During the summer break, I had the privilege of sitting in on a weekend discussion about the future of Europe conducted on a deliberately neutral basis. I was there to listen and present facts, not to debate or express views.
The participants represented a cross-section of British opinion on Europe – they were deliberately chosen accordingly – and, during the weekend, had some factual briefings from independent experts and some presentations from advocates of specific partisan viewpoints before settling down to reach their own conclusions. The course of the discussion and its conclusions were fascinating.
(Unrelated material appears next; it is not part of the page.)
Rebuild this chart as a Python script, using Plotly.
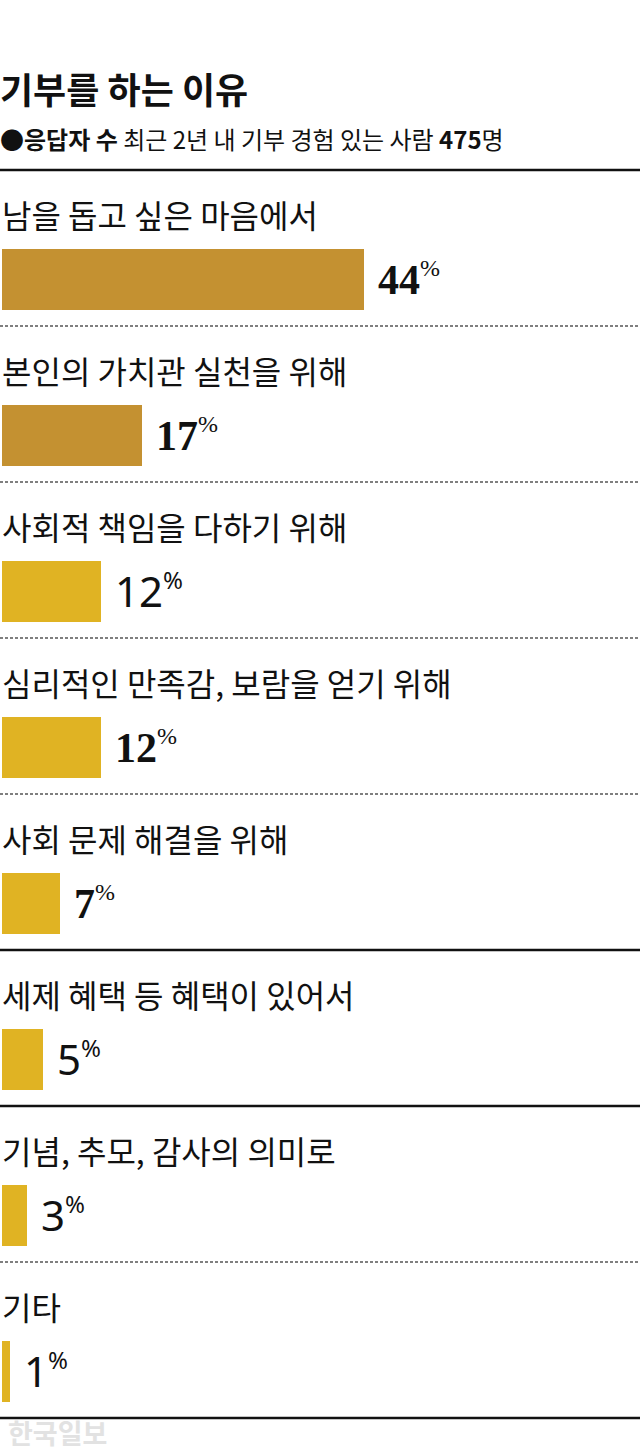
import plotly.graph_objects as go

# ---- data ----
categories = [
    "남을 돕고 싶은 마음에서",
    "본인의 가치관 실천을 위해",
    "사회적 책임을 다하기 위해",
    "심리적인 만족감, 보람을 얻기 위해",
    "사회 문제 해결을 위해",
    "세제 혜택 등 혜택이 있어서",
    "기념, 추모, 감사의 의미로",
    "기타",
]
values = [44, 17, 12, 12, 7, 5, 3, 1]
title_text = "기부를 하는 이유"
subtitle_text = "<b>●응답자 수</b> 최근 2년 내 기부 경험 있는 사람 <b>475</b>명"
source_text = "한국일보"

# ---- styles ----
bar_colors = ["#C49131", "#C49131", "#E0B323", "#E0B323", "#E0B323", "#E0B323", "#E0B323", "#E0B323"]
num_fonts = ["serif", "serif", "sans", "serif", "serif", "sans", "sans", "sans"]
sep_styles = ["dash", "dash", "dash", "dash", "solid", "solid", "dash", "solid"]

W, H = 640, 1455
n = len(categories)

fig = go.Figure()
fig.add_trace(go.Bar(
    x=values, y=categories, orientation="h",
    marker=dict(color=bar_colors, line=dict(width=0)),
    width=61 / 156, hoverinfo="skip", showlegend=False,
))

annotations = []
for i, (cat, v) in enumerate(zip(categories, values)):
    annotations.append(dict(
        x=0, xref="paper", y=cat, yref="y", yshift=65.5,
        text=cat, showarrow=False, xanchor="left", yanchor="middle", xshift=0,
        font=dict(family="Noto Sans CJK KR", size=32, color="#111111"),
    ))
    if num_fonts[i] == "serif":
        fam, sz = "Liberation Serif", 42
        txt = f"<b>{v}</b><sup><span style='font-size:24px'>%</span></sup>"
    else:
        fam, sz = "Noto Sans", 42
        txt = f"{v}<sup><span style='font-size:24px'>%</span></sup>"
    annotations.append(dict(
        x=v, xref="x", y=cat, yref="y", xshift=12, yshift=1,
        text=txt, showarrow=False, xanchor="left", yanchor="middle",
        font=dict(family=fam, size=sz, color="#111111"),
    ))

annotations.append(dict(
    x=0, xref="paper", y=1 - 88 / H, yref="paper", text=f"<b>{title_text}</b>",
    showarrow=False, xanchor="left", yanchor="middle", xshift=-2,
    font=dict(family="Noto Sans CJK KR", size=36, color="#111111"),
))
annotations.append(dict(
    x=0, xref="paper", y=1 - 138 / H, yref="paper", text=subtitle_text,
    showarrow=False, xanchor="left", yanchor="middle", xshift=-2,
    font=dict(family="Noto Sans CJK KR", size=24, color="#111111"),
))
annotations.append(dict(
    x=0, xref="paper", y=1 - 1432 / H, yref="paper", text=f"<b>{source_text}</b>",
    showarrow=False, xanchor="left", yanchor="middle", xshift=6,
    font=dict(family="Noto Sans CJK KR", size=27, color="#E2E2E2"),
))

shapes = []
off = 46.5 / 156
shapes.append(dict(type="line", xref="paper", x0=0, x1=1, yref="y", y0=-1 + off, y1=-1 + off,
                   line=dict(color="#111111", width=2.5)))
for i, st in enumerate(sep_styles):
    if st == "dash":
        line = dict(color="#555555", width=1.5, dash="3px,2px")
    else:
        line = dict(color="#111111", width=2.5)
    shapes.append(dict(type="line", xref="paper", x0=0, x1=1, yref="y", y0=i + off, y1=i + off, line=line))

px_per = 8.23
fig.update_layout(
    width=W, height=H, autosize=False,
    margin=dict(l=0, r=0, t=0, b=0),
    paper_bgcolor="white", plot_bgcolor="white",
    xaxis=dict(range=[-2 / px_per, (W - 2) / px_per], visible=False, fixedrange=True),
    yaxis=dict(type="category", categoryorder="array", categoryarray=categories,
               range=[(H - 279.5) / 156, -279.5 / 156], visible=False, fixedrange=True),
    annotations=annotations, shapes=shapes,
    bargap=0,
)

fig.write_html(
    "out.html",
    config={"displayModeBar": False},
    post_script="document.body.style.margin='0';document.body.style.padding='0';",
)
I don’t think anyone’s view of the issue changed fundamentally during the weekend, but lots of new avenues of thought opened up. I think it was a pretty common feeling among the participants that the information they were getting from the media on Europe (and from the EU itself) was not adequate – although I guess that people satisfied with the state of Europe would not have applied to attend the event themselves – and the new material presented was most welcome.
One thing that struck me was the way in which the eurosceptic participants started to notice positive things about the European Union and what it does. Not enough to change their minds, as I remarked earlier, but enough to be interesting.
To paraphrase one of the comments, it is hard being a eurosceptic because if you leave you have to leave the whole thing and can’t pick and choose the bits of the EU you might like to keep. A comment like that reveals that the debate is about how to share sovereignty, rather than whether to share sovereignty, which is in itself a bit of progress.